Task inputs ▸

■ ■ ■ ■

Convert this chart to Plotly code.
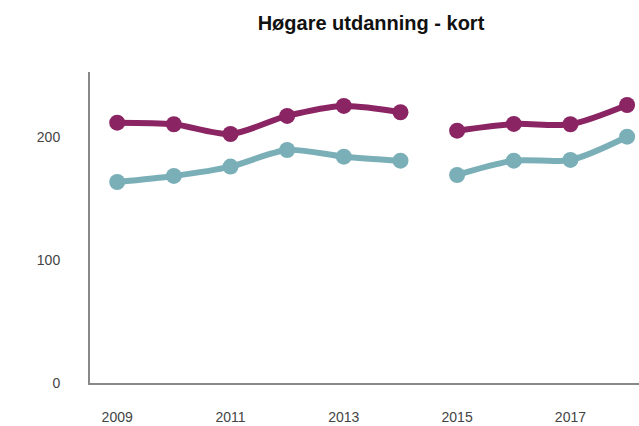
import plotly.graph_objects as go

years = [2009, 2010, 2011, 2012, 2013, 2014, 2015, 2016, 2017, 2018]
purple_vals = [211.6, 210.3, 202.4, 217.1, 225.2, 220.1, 205.1, 210.6, 210.3, 226.0]
teal_vals = [163.4, 168.3, 175.9, 189.4, 184.0, 180.7, 169.1, 180.7, 181.3, 200.2]
break_after = 2014  # series break between 2014 and 2015
y_ticks = [0, 100, 200]
x_ticks = [2009, 2011, 2013, 2015, 2017]

PURPLE = "#8a2463"
TEAL = "#7aafb8"

fig = go.Figure()

def add_series(vals, color):
    segs = [[i for i, y in enumerate(years) if y <= break_after],
            [i for i, y in enumerate(years) if y > break_after]]
    for seg in segs:
        fig.add_trace(go.Scatter(
            x=[years[i] for i in seg], y=[vals[i] for i in seg],
            mode="lines+markers", line=dict(color=color, width=6, shape="spline", smoothing=0.8),
            marker=dict(color=color, size=16), showlegend=False, cliponaxis=False,
        ))

add_series(purple_vals, PURPLE)
add_series(teal_vals, TEAL)

fig.update_layout(
    width=639, height=426,
    margin=dict(l=90, r=0, t=72, b=43),
    paper_bgcolor="white", plot_bgcolor="white",
    font=dict(family="Liberation Sans, Arial, sans-serif", size=14, color="#444444"),
    title=dict(text="<b>Høgare utdanning - kort</b>", x=0.5806, xanchor="center", xref="container",
               y=0.962, yanchor="top", font=dict(size=20, color="#111111")),
    xaxis=dict(range=[2008.52, 2018.21], tickvals=x_ticks, ticktext=[str(t) for t in x_ticks],
               showgrid=False, zeroline=False, showline=True, linecolor="#888888", linewidth=2,
               ticks="", ticklabelstandoff=20),
    yaxis=dict(range=[0, 252.8], tickvals=y_ticks, showgrid=False, zeroline=False,
               showline=True, linecolor="#888888", linewidth=2, ticks="", ticklabelstandoff=25),
)

fig.write_html(
    "out.html",
    config={"displayModeBar": False},
    post_script="document.body.style.margin='0';document.body.style.overflow='hidden';",
)
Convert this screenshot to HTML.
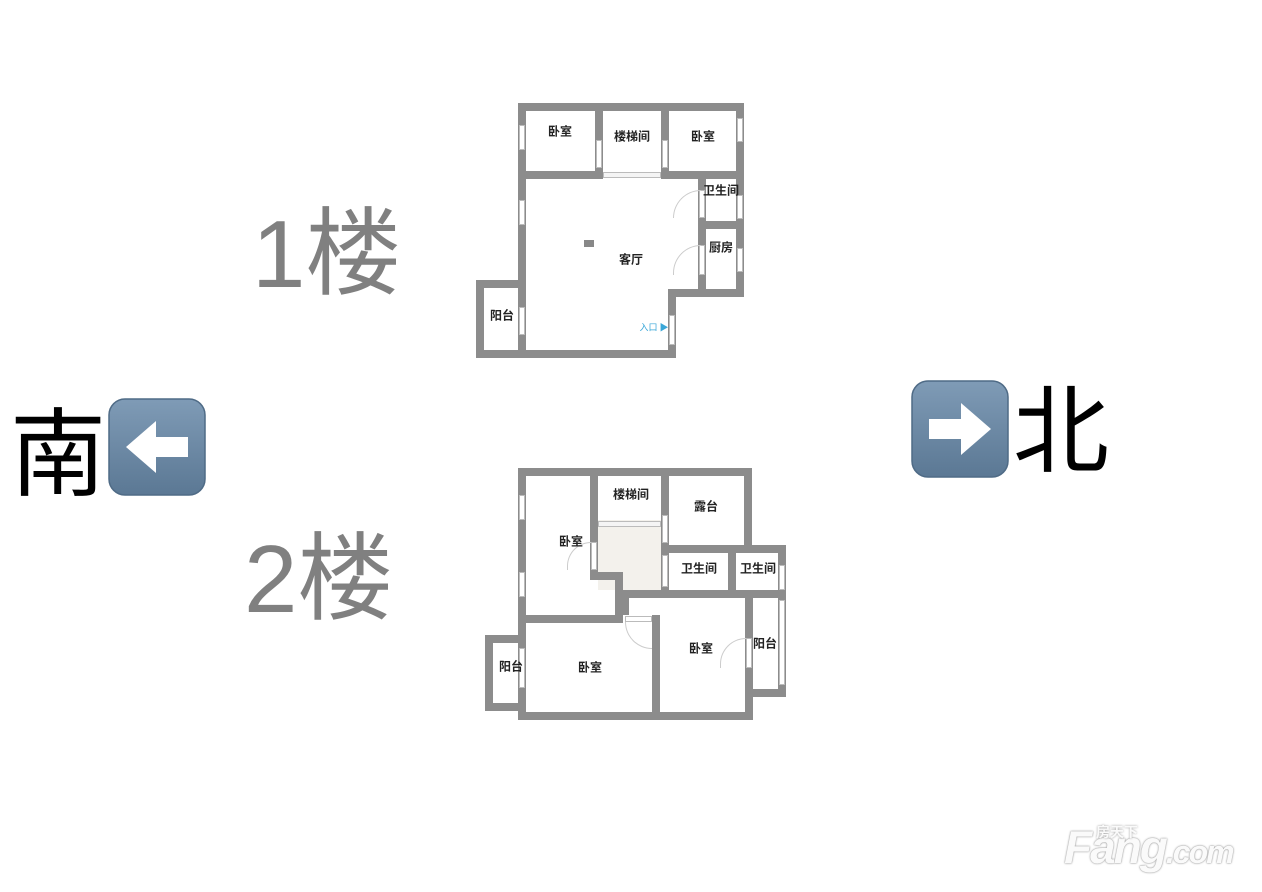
<!DOCTYPE html>
<html><head><meta charset="utf-8"><style>
html,body{margin:0;padding:0;background:#fff;}
body{width:1262px;height:892px;position:relative;overflow:hidden;font-family:"Liberation Sans","Noto Sans CJK SC",sans-serif;}
.w{position:absolute;background:#8c8c8c;}
.win{position:absolute;background:#fff;border:1px solid #bbb;box-sizing:border-box;}
.l{position:absolute;font-size:12px;font-weight:bold;color:#222;transform:translate(-50%,-50%);white-space:nowrap;font-family:"Noto Sans CJK SC",sans-serif;}
.big{position:absolute;font-family:"Liberation Sans","Noto Sans CJK SC",sans-serif;line-height:1;}
.door{position:absolute;border:1px solid #ccc;box-sizing:border-box;}
</style></head><body>

<!-- Big labels -->
<div class="big" style="left:252px;top:207px;font-size:96px;color:#808080;">1楼</div>
<div class="big" style="left:244px;top:532px;font-size:96px;color:#808080;">2楼</div>
<div class="big" style="left:10px;top:397px;font-size:96px;color:#000;font-family:'Noto Sans CJK SC',sans-serif;line-height:100px;">南</div>
<div class="big" style="left:1013px;top:374px;font-size:96px;color:#000;font-family:'Noto Sans CJK SC',sans-serif;line-height:100px;">北</div>

<!-- Arrow boxes -->
<svg style="position:absolute;left:108px;top:398px" width="98" height="98">
<defs><linearGradient id="g" x1="0" y1="0" x2="0" y2="1"><stop offset="0" stop-color="#7f9bb6"/><stop offset="1" stop-color="#5b7894"/></linearGradient></defs>
<rect x="1" y="1" width="96" height="96" rx="16" fill="url(#g)" stroke="#4f6b86" stroke-width="1.5"/>
<polygon points="18,49 48,23 48,39 80,39 80,59 48,59 48,75" fill="#fff"/>
</svg>
<svg style="position:absolute;left:911px;top:380px" width="98" height="98">
<rect x="1" y="1" width="96" height="96" rx="16" fill="url(#g)" stroke="#4f6b86" stroke-width="1.5"/>
<polygon points="80,49 50,23 50,39 18,39 18,59 50,59 50,75" fill="#fff"/>
</svg>

<!-- Floor 1 walls -->
<div class="w" style="left:518px;top:103px;width:226px;height:8px"></div>
<div class="w" style="left:518px;top:103px;width:8px;height:255px"></div>
<div class="w" style="left:518px;top:171px;width:85px;height:8px"></div>
<div class="w" style="left:661px;top:171px;width:83px;height:8px"></div>
<div class="win" style="left:603px;top:172px;width:58px;height:6px;background:#f4f4f4"></div>
<div class="w" style="left:595px;top:103px;width:8px;height:76px"></div>
<div class="w" style="left:661px;top:103px;width:8px;height:76px"></div>
<div class="w" style="left:736px;top:103px;width:8px;height:194px"></div>
<div class="w" style="left:698px;top:179px;width:8px;height:118px"></div>
<div class="w" style="left:698px;top:221px;width:46px;height:8px"></div>
<div class="w" style="left:668px;top:289px;width:76px;height:8px"></div>
<div class="w" style="left:668px;top:289px;width:8px;height:69px"></div>
<div class="w" style="left:476px;top:350px;width:200px;height:8px"></div>
<div class="w" style="left:476px;top:280px;width:8px;height:78px"></div>
<div class="w" style="left:476px;top:280px;width:50px;height:8px"></div>
<!-- F1 windows/doors -->
<div class="win" style="left:519px;top:125px;width:6px;height:25px"></div>
<div class="win" style="left:519px;top:200px;width:6px;height:25px"></div>
<div class="win" style="left:519px;top:307px;width:6px;height:28px"></div>
<div class="win" style="left:737px;top:118px;width:6px;height:24px"></div>
<div class="win" style="left:737px;top:195px;width:6px;height:24px"></div>
<div class="win" style="left:737px;top:248px;width:6px;height:24px"></div>
<div class="win" style="left:596px;top:140px;width:6px;height:28px"></div>
<div class="win" style="left:662px;top:140px;width:6px;height:28px"></div>
<div class="win" style="left:699px;top:190px;width:6px;height:28px"></div>
<div class="win" style="left:699px;top:245px;width:6px;height:30px"></div>
<div class="win" style="left:669px;top:315px;width:6px;height:30px"></div>
<div class="door" style="left:673px;top:190px;width:28px;height:28px;border-radius:28px 0 0 0;border-right:none;border-bottom:none"></div>
<div class="door" style="left:673px;top:245px;width:28px;height:30px;border-radius:30px 0 0 0;border-right:none;border-bottom:none"></div>
<div class="w" style="left:584px;top:240px;width:10px;height:7px;background:#888"></div>

<div class="l" style="left:560px;top:131px">卧室</div>
<div class="l" style="left:632px;top:136px">楼梯间</div>
<div class="l" style="left:703px;top:136px">卧室</div>
<div class="l" style="left:721px;top:190px">卫生间</div>
<div class="l" style="left:721px;top:247px">厨房</div>
<div class="l" style="left:631px;top:259px">客厅</div>
<div class="l" style="left:502px;top:315px">阳台</div>
<div class="l" style="left:654px;top:327px;color:#3aa7d8;font-size:9px;font-weight:normal">入口 ▶</div>

<!-- Floor 2 walls -->
<div style="position:absolute;left:598px;top:520px;width:63px;height:70px;background:#f3f1ec"></div>
<div class="w" style="left:518px;top:468px;width:234px;height:8px"></div>
<div class="w" style="left:518px;top:468px;width:8px;height:252px"></div>
<div class="w" style="left:590px;top:468px;width:8px;height:112px"></div>
<div class="w" style="left:661px;top:468px;width:8px;height:130px"></div>
<div class="w" style="left:744px;top:468px;width:8px;height:85px"></div>
<div class="w" style="left:661px;top:545px;width:125px;height:8px"></div>
<div class="w" style="left:778px;top:545px;width:8px;height:152px"></div>
<div class="w" style="left:728px;top:545px;width:8px;height:53px"></div>
<div class="w" style="left:661px;top:590px;width:125px;height:8px"></div>
<div class="w" style="left:590px;top:572px;width:33px;height:8px"></div>
<div class="w" style="left:615px;top:572px;width:8px;height:51px"></div>
<div class="w" style="left:518px;top:615px;width:105px;height:8px"></div>
<div class="w" style="left:652px;top:615px;width:8px;height:105px"></div>
<div class="w" style="left:745px;top:590px;width:8px;height:130px"></div>
<div class="w" style="left:518px;top:712px;width:235px;height:8px"></div>
<div class="w" style="left:745px;top:689px;width:41px;height:8px"></div>
<div class="w" style="left:485px;top:635px;width:8px;height:76px"></div>
<div class="w" style="left:485px;top:635px;width:41px;height:8px"></div>
<div class="w" style="left:485px;top:703px;width:41px;height:8px"></div>
<div class="w" style="left:623px;top:590px;width:38px;height:8px"></div>
<div class="w" style="left:623px;top:598px;width:6px;height:17px"></div>
<!-- F2 windows/doors -->
<div class="win" style="left:598px;top:521px;width:63px;height:6px;background:#f4f4f4"></div>
<div class="win" style="left:519px;top:495px;width:6px;height:25px"></div>
<div class="win" style="left:519px;top:572px;width:6px;height:25px"></div>
<div class="win" style="left:591px;top:542px;width:6px;height:28px"></div>
<div class="win" style="left:662px;top:515px;width:6px;height:28px"></div>
<div class="win" style="left:662px;top:555px;width:6px;height:32px"></div>
<div class="win" style="left:779px;top:565px;width:6px;height:25px"></div>
<div class="win" style="left:779px;top:600px;width:6px;height:85px"></div>
<div class="win" style="left:746px;top:638px;width:6px;height:30px"></div>
<div class="win" style="left:519px;top:648px;width:6px;height:40px"></div>
<div class="win" style="left:625px;top:616px;width:27px;height:6px"></div>
<div class="door" style="left:567px;top:542px;width:24px;height:28px;border-radius:28px 0 0 0;border-right:none;border-bottom:none"></div>
<div class="door" style="left:720px;top:638px;width:26px;height:30px;border-radius:30px 0 0 0;border-right:none;border-bottom:none"></div>
<div class="door" style="left:625px;top:622px;width:27px;height:27px;border-radius:0 0 0 27px;border-right:none;border-top:none"></div>

<div class="l" style="left:631px;top:494px">楼梯间</div>
<div class="l" style="left:706px;top:506px">露台</div>
<div class="l" style="left:571px;top:541px">卧室</div>
<div class="l" style="left:699px;top:568px">卫生间</div>
<div class="l" style="left:758px;top:568px">卫生间</div>
<div class="l" style="left:701px;top:648px">卧室</div>
<div class="l" style="left:765px;top:643px">阳台</div>
<div class="l" style="left:511px;top:666px">阳台</div>
<div class="l" style="left:590px;top:667px">卧室</div>

<!-- Logo -->
<div style="position:absolute;left:1064px;top:820px;font-size:46px;font-weight:bold;font-style:italic;color:#fafafa;text-shadow:0 0 2px #999,0 0 1px #999;font-family:'Liberation Sans',sans-serif;letter-spacing:-2px">Fang<span style="font-size:32px">.com</span></div>
<div style="position:absolute;left:1096px;top:822px;font-size:14px;font-weight:bold;color:#fafafa;text-shadow:0 0 2px #999;font-family:'Noto Sans CJK SC',sans-serif">房天下</div>
</body></html>
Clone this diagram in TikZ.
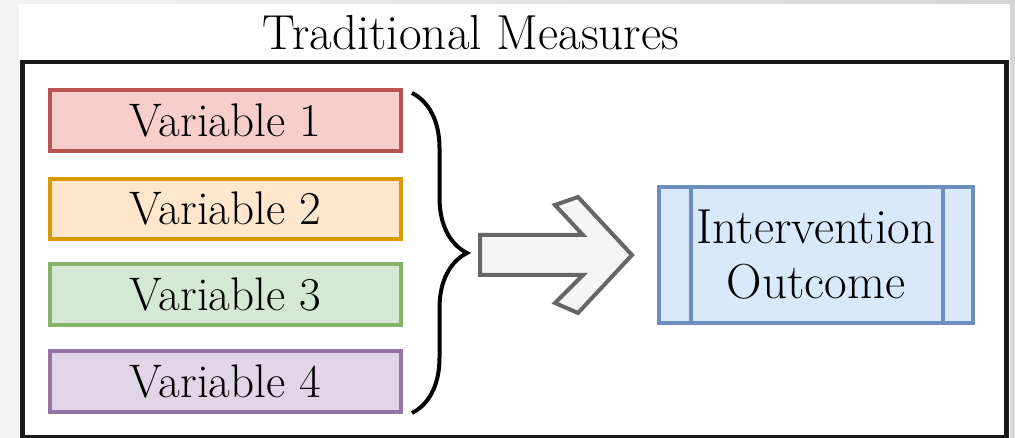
\documentclass[tikz,border=0pt]{standalone}
\usepackage{xcolor}
\usetikzlibrary{decorations.pathreplacing}
\definecolor{redline}{HTML}{B85450}
\definecolor{redfill}{HTML}{F8CECC}
\definecolor{orangeline}{HTML}{D79B00}
\definecolor{orangefill}{HTML}{FFE6CC}
\definecolor{greenline}{HTML}{82B366}
\definecolor{greenfill}{HTML}{D5E8D4}
\definecolor{purpleline}{HTML}{9673A6}
\definecolor{purplefill}{HTML}{E1D5E7}
\definecolor{blueline}{HTML}{6C8EBF}
\definecolor{bluefill}{HTML}{DAE8FC}
\tikzset{
    varbox/.style = {
        draw,
        line width      = 0.1cm,
        minimum width   = 8.775cm,
        minimum height  = 1.5cm,
        inner sep = 0pt,
        font = \fontsize{33.5}{39}\selectfont,
    }
}

\begin{document}
\begin{tikzpicture}[x=0.025cm,y=-0.025cm]
  % Page
  \useasboundingbox (0,0) rectangle (1015,438);
  \shade[left color=black!5,right color=black!16] (0,0) rectangle (1015,438);
  \fill[white] (19,4) rectangle (1010,438);

  % Title and frame
  \node[anchor=base,font=\fontsize{35}{40}\selectfont] (Title) at (471,50) {Traditional Measures};
  \node[draw=black!90,line width=0.12cm,minimum width=24.575cm,minimum height=9.375cm,inner sep=0pt] (Frame) at (514.5,249.5) {};

  % Variables
  \node[varbox,draw=redline,fill=redfill] (Variable1) at (225.5,120.5) {Variable 1};
  \node[varbox,draw=orangeline,fill=orangefill] (Variable2) at (225.5,209) {Variable 2};
  \node[varbox,draw=greenline,fill=greenfill] (Variable3) at (225.5,294.5) {Variable 3};
  \node[varbox,draw=purpleline,fill=purplefill] (Variable4) at (225.5,381.5) {Variable 4};

  % Brace
  \coordinate (BraceTop) at (412,93);
  \coordinate (BraceBottom) at (412,413);
  \draw[decorate,decoration={brace,amplitude=1.375cm},line width=0.1cm,draw=black] (BraceTop) to (BraceBottom);

  % Arrow
  \draw[draw=black!60,fill=black!4,line width=0.1cm,line join=miter]
    (480,235) -- (583,235) -- (555,205) -- (578,197) -- (632,255)
    -- (578,313) -- (555,303) -- (583,275) -- (480,275) -- cycle;

  % Outcome
  \node[draw=blueline,fill=bluefill,line width=0.1cm,minimum width=7.85cm,minimum height=3.4cm,inner sep=0pt,align=center,font=\fontsize{35}{39}\selectfont] (Outcome) at (816,255) {Intervention\\Outcome};
  \draw[draw=blueline,line width=0.1cm] ([xshift=0.84cm]Outcome.north west) to ([xshift=0.84cm]Outcome.south west);
  \draw[draw=blueline,line width=0.1cm] ([xshift=-0.79cm]Outcome.north east) to ([xshift=-0.79cm]Outcome.south east);

\end{tikzpicture}
\end{document}
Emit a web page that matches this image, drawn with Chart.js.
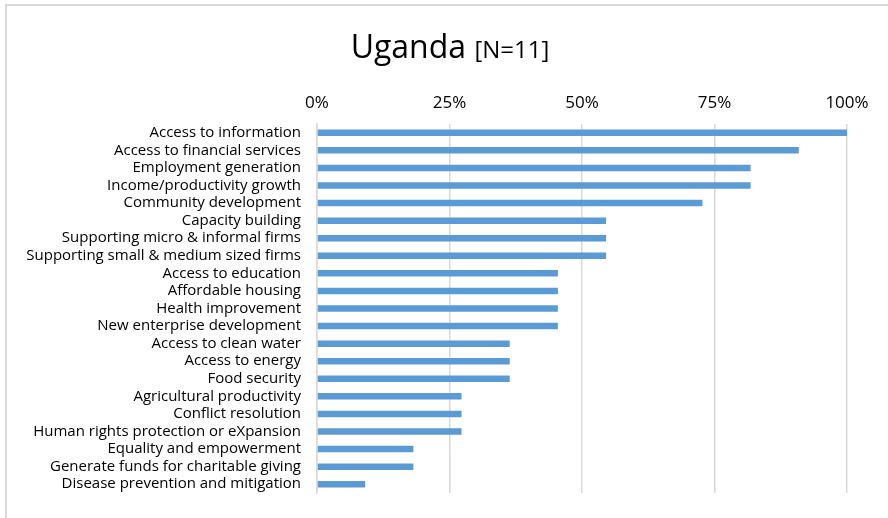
<!DOCTYPE html>
<html lang="en">
<head>
  <meta charset="UTF-8" />
  <title>Uganda [N=11]</title>
  <script src="https://cdn.jsdelivr.net/npm/chart.js"></script>
  <style>
    html, body {
      margin: 0;
      padding: 0;
      background: #fff;
      overflow: hidden;
    }
    #frame {
      position: absolute;
      left: 5px;
      top: 4px;
      width: 900px;
      height: 530px;
      border: 2px solid #d9d9d9;
    }
    #wrap {
      position: absolute;
      left: 0;
      top: 0;
      width: 888px;
      height: 518px;
    }
  </style>
</head>
<body>
  <div id="frame"></div>
  <div id="wrap"><canvas id="chart"></canvas></div>
  <script>
    const categories = [
      "Access to information",
      "Access to financial services",
      "Employment generation",
      "Income/productivity growth",
      "Community development",
      "Capacity building",
      "Supporting micro & informal firms",
      "Supporting small & medium sized firms",
      "Access to education",
      "Affordable housing",
      "Health improvement",
      "New enterprise development",
      "Access to clean water",
      "Access to energy",
      "Food security",
      "Agricultural productivity",
      "Conflict resolution",
      "Human rights protection or eXpansion",
      "Equality and empowerment",
      "Generate funds for charitable giving",
      "Disease prevention and mitigation"
    ];
    // respondents out of N=11
    const counts = [11, 10, 9, 9, 8, 6, 6, 6, 5, 5, 5, 5, 4, 4, 4, 3, 3, 3, 2, 2, 1];
    const N = 11;
    const shares = counts.map(c => c / N);
    const tickLabels = ["0%", "25%", "50%", "75%", "100%"];

    const font = "'Open Sans', Lato, sans-serif";

    // title with a smaller bracketed sample size
    const titlePlugin = {
      id: 'splitTitle',
      afterDraw(chart) {
        const c = chart.ctx;
        c.save();
        c.fillStyle = '#000';
        c.textBaseline = 'alphabetic';
        const big = "Uganda ";
        const small = "[N=11]";
        c.font = "32px " + font;
        const w1 = c.measureText(big).width;
        c.font = "24px " + font;
        const w2 = c.measureText(small).width;
        const x0 = 450 - (w1 + w2) / 2;
        c.font = "32px " + font;
        c.fillText(big, x0, 58);
        c.font = "24px " + font;
        c.fillText(small, x0 + w1, 58);
        c.restore();
      }
    };

    new Chart(document.getElementById('chart'), {
      type: 'bar',
      data: {
        labels: categories,
        datasets: [{
          data: shares,
          backgroundColor: '#5b9bd5',
          barPercentage: 0.37,
          categoryPercentage: 1
        }]
      },
      options: {
        indexAxis: 'y',
        responsive: true,
        maintainAspectRatio: false,
        animation: false,
        layout: { padding: { top: 83, right: 41, bottom: 23, left: 0 } },
        plugins: {
          legend: { display: false },
          tooltip: { enabled: false }
        },
        scales: {
          x: {
            position: 'top',
            min: 0,
            max: 1,
            afterFit(scale) { scale.height = 41; },
            ticks: {
              stepSize: 0.25,
              color: '#000',
              padding: 11,
              font: { family: font, size: 17 },
              callback: (v, i) => tickLabels[i]
            },
            grid: { color: '#d9d9d9', lineWidth: 1.5, drawTicks: false },
            border: { display: false }
          },
          y: {
            afterFit(scale) { scale.width = 317; },
            ticks: {
              color: '#000',
              padding: 16,
              autoSkip: false,
              font: { family: font, size: 15 }
            },
            grid: { display: false, drawTicks: false },
            border: { color: '#d9d9d9', width: 1.5 }
          }
        }
      },
      plugins: [titlePlugin]
    });
  </script>
</body>
</html>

■ ■ ■ ■

What you will do ▸
Write out, word for word, the lines from the start of the data through the one holding "add_series(teal_vals, TEAL)". Omit pictures.

Result below ▸
Convert this chart to Plotly code.
import plotly.graph_objects as go

years = [2009, 2010, 2011, 2012, 2013, 2014, 2015, 2016, 2017, 2018]
purple_vals = [211.6, 210.3, 202.4, 217.1, 225.2, 220.1, 205.1, 210.6, 210.3, 226.0]
teal_vals = [163.4, 168.3, 175.9, 189.4, 184.0, 180.7, 169.1, 180.7, 181.3, 200.2]
break_after = 2014  # series break between 2014 and 2015
y_ticks = [0, 100, 200]
x_ticks = [2009, 2011, 2013, 2015, 2017]

PURPLE = "#8a2463"
TEAL = "#7aafb8"

fig = go.Figure()

def add_series(vals, color):
    segs = [[i for i, y in enumerate(years) if y <= break_after],
            [i for i, y in enumerate(years) if y > break_after]]
    for seg in segs:
        fig.add_trace(go.Scatter(
            x=[years[i] for i in seg], y=[vals[i] for i in seg],
            mode="lines+markers", line=dict(color=color, width=6, shape="spline", smoothing=0.8),
            marker=dict(color=color, size=16), showlegend=False, cliponaxis=False,
        ))

add_series(purple_vals, PURPLE)
add_series(teal_vals, TEAL)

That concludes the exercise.